# Aim
Retype the opening lines of the data exactly, stopping after the line that contains "const transitionStrainB = 15.07;". Skip every picture.

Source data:

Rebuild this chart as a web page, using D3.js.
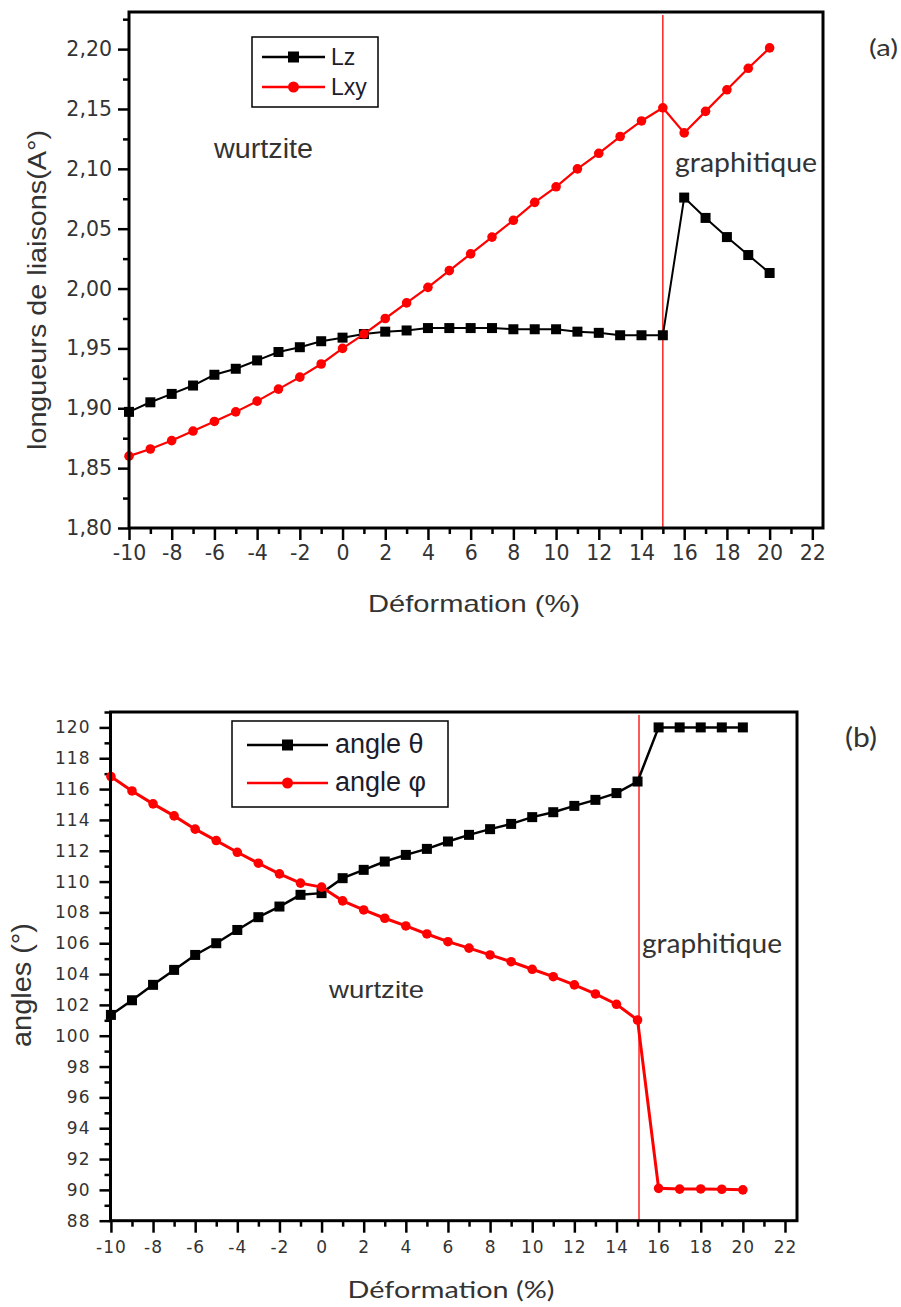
<!DOCTYPE html>
<html>
<head>
<meta charset="utf-8">
<script src="https://cdn.jsdelivr.net/npm/d3@7"></script>
<style>
  html, body { margin: 0; padding: 0; background: #fff; }
  svg { display: block; }
</style>
</head>
<body>
<svg id="chart" width="901" height="1307"></svg>
<script>
// ---------------- DATA ----------------
const strain = [-10,-9,-8,-7,-6,-5,-4,-3,-2,-1,0,1,2,3,4,5,6,7,8,9,10,11,12,13,14,15,16,17,18,19,20];

// (a) bond lengths (Å)
const lz  = [1.897,1.905,1.912,1.919,1.928,1.933,1.940,1.947,1.951,1.956,1.959,1.962,1.964,1.965,1.967,1.967,1.967,1.967,1.966,1.966,1.966,1.964,1.963,1.961,1.961,1.961,2.076,2.059,2.043,2.028,2.013];
const lxy = [1.860,1.866,1.873,1.881,1.889,1.897,1.906,1.916,1.926,1.937,1.950,1.962,1.975,1.988,2.001,2.015,2.029,2.043,2.057,2.072,2.085,2.100,2.113,2.127,2.140,2.151,2.130,2.148,2.166,2.184,2.201];

// (b) angles (°)
const angleTheta = [101.35,102.3,103.3,104.27,105.24,106.0,106.86,107.69,108.38,109.14,109.25,110.22,110.76,111.3,111.73,112.12,112.6,113.03,113.4,113.74,114.18,114.5,114.91,115.3,115.74,116.49,120.0,120.0,120.0,120.0,120.0];
const anglePhi   = [116.81,115.88,115.04,114.26,113.4,112.66,111.9,111.19,110.5,109.9,109.64,108.75,108.16,107.62,107.12,106.6,106.1,105.68,105.24,104.8,104.31,103.83,103.3,102.71,102.04,101.02,90.1,90.05,90.06,90.04,90.0];

const transitionStrainA = 15;
const transitionStrainB = 15.07;

const xTicksMajor = [-10,-8,-6,-4,-2,0,2,4,6,8,10,12,14,16,18,20,22];
const xTicksMinor = [-9,-7,-5,-3,-1,1,3,5,7,9,11,13,15,17,19,21];
const yTicksMajorA = [1.80,1.85,1.90,1.95,2.00,2.05,2.10,2.15,2.20];
const yTicksMinorA = [1.825,1.875,1.925,1.975,2.025,2.075,2.125,2.175,2.225];
const yTicksMajorB = [88,90,92,94,96,98,100,102,104,106,108,110,112,114,116,118,120];
const yTicksMinorB = [89,91,93,95,97,99,101,103,105,107,109,111,113,115,117,119,121];

const legendA = ["Lz", "Lxy"];
const legendB = ["angle θ", "angle φ"];

// ---------------- DRAW ----------------
const svg = d3.select("#chart");
const commaFmt = d3.formatLocale({decimal: ",", thousands: " ", grouping: [3], currency: ["", ""], minus: "-"}).format(".2f");
const intFmt = d => String(d);

function panel(cfg) {
  const g = svg.append("g");
  const x = d3.scaleLinear().domain(cfg.xDomain).range([cfg.left, cfg.right]);
  const y = d3.scaleLinear().domain(cfg.yDomain).range([cfg.bottom, cfg.top]);

  // minor ticks
  g.append("g").attr("transform", `translate(0,${cfg.bottom})`)
    .call(d3.axisBottom(x).tickValues(xTicksMinor).tickSize(6).tickFormat(""))
    .call(s => s.select(".domain").remove())
    .call(s => s.selectAll("line").attr("stroke", "#000").attr("stroke-width", 2.5));
  g.append("g").attr("transform", `translate(${cfg.left},0)`)
    .call(d3.axisLeft(y).tickValues(cfg.yMinor).tickSize(6).tickFormat(""))
    .call(s => s.select(".domain").remove())
    .call(s => s.selectAll("line").attr("stroke", "#000").attr("stroke-width", 2.5));

  // major ticks
  const xa = g.append("g").attr("transform", `translate(0,${cfg.bottom})`)
    .call(d3.axisBottom(x).tickValues(xTicksMajor).tickSize(12).tickPadding(cfg.xPad).tickFormat(intFmt));
  xa.select(".domain").remove();
  xa.selectAll("line").attr("stroke", "#000").attr("stroke-width", 2.5);
  xa.selectAll("text").attr("fill", "#333").style("font-family", cfg.tickFont)
    .style("font-size", cfg.tickSize + "px").style("letter-spacing", cfg.tickSpacing + "px");

  const ya = g.append("g").attr("transform", `translate(${cfg.left},0)`)
    .call(d3.axisLeft(y).tickValues(cfg.yMajor).tickSize(11).tickPadding(cfg.yPad).tickFormat(cfg.yFormat));
  ya.select(".domain").remove();
  ya.selectAll("line").attr("stroke", "#000").attr("stroke-width", 2.5);
  ya.selectAll("text").attr("fill", "#333").style("font-family", cfg.tickFont)
    .style("font-size", cfg.tickSize + "px").style("letter-spacing", cfg.tickSpacing + "px");

  // transition line
  g.append("line")
    .attr("x1", x(cfg.transition)).attr("x2", x(cfg.transition))
    .attr("y1", cfg.top + 3).attr("y2", cfg.bottom)
    .attr("stroke", "#ff0000").attr("stroke-width", 1.3);

  // series
  const line = d3.line().x((d, i) => x(strain[i])).y(d => y(d));
  cfg.series.forEach(s => {
    g.append("path").datum(s.values)
      .attr("d", line).attr("fill", "none")
      .attr("stroke", s.color).attr("stroke-width", s.width);
    if (s.marker === "square") {
      g.selectAll(null).data(s.values).enter().append("rect")
        .attr("x", (d, i) => x(strain[i]) - 5).attr("y", d => y(d) - 5)
        .attr("width", 10).attr("height", 10).attr("fill", s.color);
    } else {
      g.selectAll(null).data(s.values).enter().append("circle")
        .attr("cx", (d, i) => x(strain[i])).attr("cy", d => y(d))
        .attr("r", 4.8).attr("fill", s.color);
    }
  });

  // frame
  g.append("rect")
    .attr("x", cfg.left).attr("y", cfg.top)
    .attr("width", cfg.right - cfg.left).attr("height", cfg.bottom - cfg.top)
    .attr("fill", "none").attr("stroke", "#000").attr("stroke-width", 3);

  // legend
  const L = cfg.legend;
  g.append("rect").attr("x", L.x).attr("y", L.y).attr("width", L.w).attr("height", L.h)
    .attr("fill", "#fff").attr("stroke", "#000").attr("stroke-width", 1.5);
  cfg.series.forEach((s, i) => {
    const cy = L.rowY[i];
    g.append("line").attr("x1", L.lineX1).attr("x2", L.lineX2).attr("y1", cy).attr("y2", cy)
      .attr("stroke", s.color).attr("stroke-width", 2.5);
    const mx = (L.lineX1 + L.lineX2) / 2;
    if (s.marker === "square") {
      g.append("rect").attr("x", mx - 5.5).attr("y", cy - 5.5).attr("width", 11).attr("height", 11).attr("fill", s.color);
    } else {
      g.append("circle").attr("cx", mx).attr("cy", cy).attr("r", 5.5).attr("fill", s.color);
    }
    g.append("text").attr("x", L.textX).attr("y", cy + L.textDy)
      .attr("fill", "#1c1c2c").style("font-family", "Liberation Sans, Arial, sans-serif")
      .style("font-size", L.fontSize + "px").text(L.labels[i]);
  });

  // annotation texts
  cfg.texts.forEach(t => {
    const el = g.append("text").attr("x", t.x).attr("y", t.y)
      .attr("fill", t.color || "#333")
      .style("font-family", t.font).style("font-size", t.size + "px")
      .attr("text-anchor", t.anchor || "start")
      .text(t.text);
    if (t.rotate) el.attr("transform", `rotate(-90,${t.x},${t.y})`);
    if (t.len) el.attr("textLength", t.len).attr("lengthAdjust", "spacingAndGlyphs");
  });
}

panel({
  left: 129, right: 823, top: 12, bottom: 528,
  xDomain: [-10, 22.5], yDomain: [1.80, 2.231], transition: transitionStrainA,
  yMajor: yTicksMajorA, yMinor: yTicksMinorA, yFormat: commaFmt,
  tickFont: "DejaVu Sans, sans-serif", tickSize: 20.5, tickSpacing: 0, xPad: 5, yPad: 6,
  series: [
    {values: lz, color: "#000", marker: "square", width: 2},
    {values: lxy, color: "#ff0000", marker: "circle", width: 2.2}
  ],
  legend: {x: 252, y: 37, w: 126, h: 70, rowY: [57, 87], lineX1: 262, lineX2: 325, textX: 331, textDy: 8, fontSize: 23, labels: legendA},
  texts: [
    {text: "wurtzite", x: 214, y: 158, size: 27, font: "Liberation Sans, Arial, sans-serif", len: 99},
    {text: "graphitique", x: 675, y: 172, size: 27, font: "Lato, sans-serif", len: 142},
    {text: "(a)", x: 869, y: 56, size: 24, font: "Lato, sans-serif", len: 29},
    {text: "Déformation (%)", x: 474, y: 612, size: 24, font: "Liberation Sans, Arial, sans-serif", anchor: "middle", len: 212},
    {text: "longueurs de liaisons(A°)", x: 46, y: 290, size: 25, font: "Liberation Sans, Arial, sans-serif", anchor: "middle", rotate: true, len: 320}
  ]
});

panel({
  left: 110.5, right: 797, top: 712, bottom: 1220.7,
  xDomain: [-10.02, 22.57], yDomain: [88, 121], transition: transitionStrainB,
  yMajor: yTicksMajorB, yMinor: yTicksMinorB, yFormat: intFmt,
  tickFont: "DejaVu Sans, sans-serif", tickSize: 17, tickSpacing: 1, xPad: 8, yPad: 9,
  series: [
    {values: angleTheta, color: "#000", marker: "square", width: 2.5},
    {values: anglePhi, color: "#ff0000", marker: "circle", width: 3}
  ],
  legend: {x: 232, y: 721, w: 216, h: 86, rowY: [745, 783], lineX1: 247, lineX2: 328, textX: 335, textDy: 8, fontSize: 27, labels: legendB},
  texts: [
    {text: "wurtzite", x: 329, y: 998, size: 24, font: "Liberation Sans, Arial, sans-serif", len: 95},
    {text: "graphitique", x: 642, y: 953, size: 26, font: "Lato, sans-serif", len: 140},
    {text: "(b)", x: 845, y: 747, size: 26, font: "Lato, sans-serif", len: 32},
    {text: "Déformation (%)", x: 451, y: 1298, size: 24, font: "Lato, sans-serif", anchor: "middle", len: 207},
    {text: "angles (°)", x: 31, y: 985, size: 27, font: "Liberation Sans, Arial, sans-serif", anchor: "middle", rotate: true, len: 124}
  ]
});
</script>
</body>
</html>
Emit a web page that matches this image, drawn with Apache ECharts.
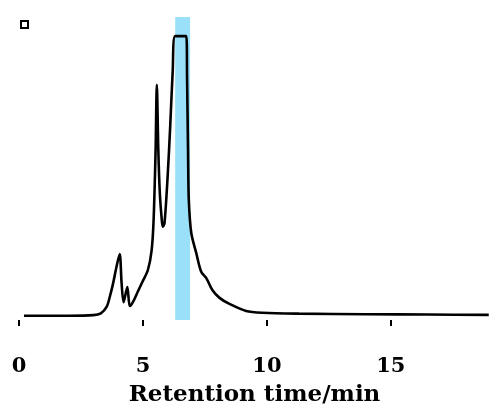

# Result for this task
Rebuild this chart as a web page, using D3.js.
<!DOCTYPE html>
<html>
<head>
<meta charset="utf-8">
<script src="https://cdn.jsdelivr.net/npm/d3@7"></script>
<style>
  html, body { margin: 0; padding: 0; background: #fff; }
  svg { display: block; }
</style>
</head>
<body>
<svg id="chart" width="901" height="1307"></svg>
<script>
// ---------------- DATA ----------------
const strain = [-10,-9,-8,-7,-6,-5,-4,-3,-2,-1,0,1,2,3,4,5,6,7,8,9,10,11,12,13,14,15,16,17,18,19,20];

// (a) bond lengths (Å)
const lz  = [1.897,1.905,1.912,1.919,1.928,1.933,1.940,1.947,1.951,1.956,1.959,1.962,1.964,1.965,1.967,1.967,1.967,1.967,1.966,1.966,1.966,1.964,1.963,1.961,1.961,1.961,2.076,2.059,2.043,2.028,2.013];
const lxy = [1.860,1.866,1.873,1.881,1.889,1.897,1.906,1.916,1.926,1.937,1.950,1.962,1.975,1.988,2.001,2.015,2.029,2.043,2.057,2.072,2.085,2.100,2.113,2.127,2.140,2.151,2.130,2.148,2.166,2.184,2.201];

// (b) angles (°)
const angleTheta = [101.35,102.3,103.3,104.27,105.24,106.0,106.86,107.69,108.38,109.14,109.25,110.22,110.76,111.3,111.73,112.12,112.6,113.03,113.4,113.74,114.18,114.5,114.91,115.3,115.74,116.49,120.0,120.0,120.0,120.0,120.0];
const anglePhi   = [116.81,115.88,115.04,114.26,113.4,112.66,111.9,111.19,110.5,109.9,109.64,108.75,108.16,107.62,107.12,106.6,106.1,105.68,105.24,104.8,104.31,103.83,103.3,102.71,102.04,101.02,90.1,90.05,90.06,90.04,90.0];

const transitionStrainA = 15;
const transitionStrainB = 15.07;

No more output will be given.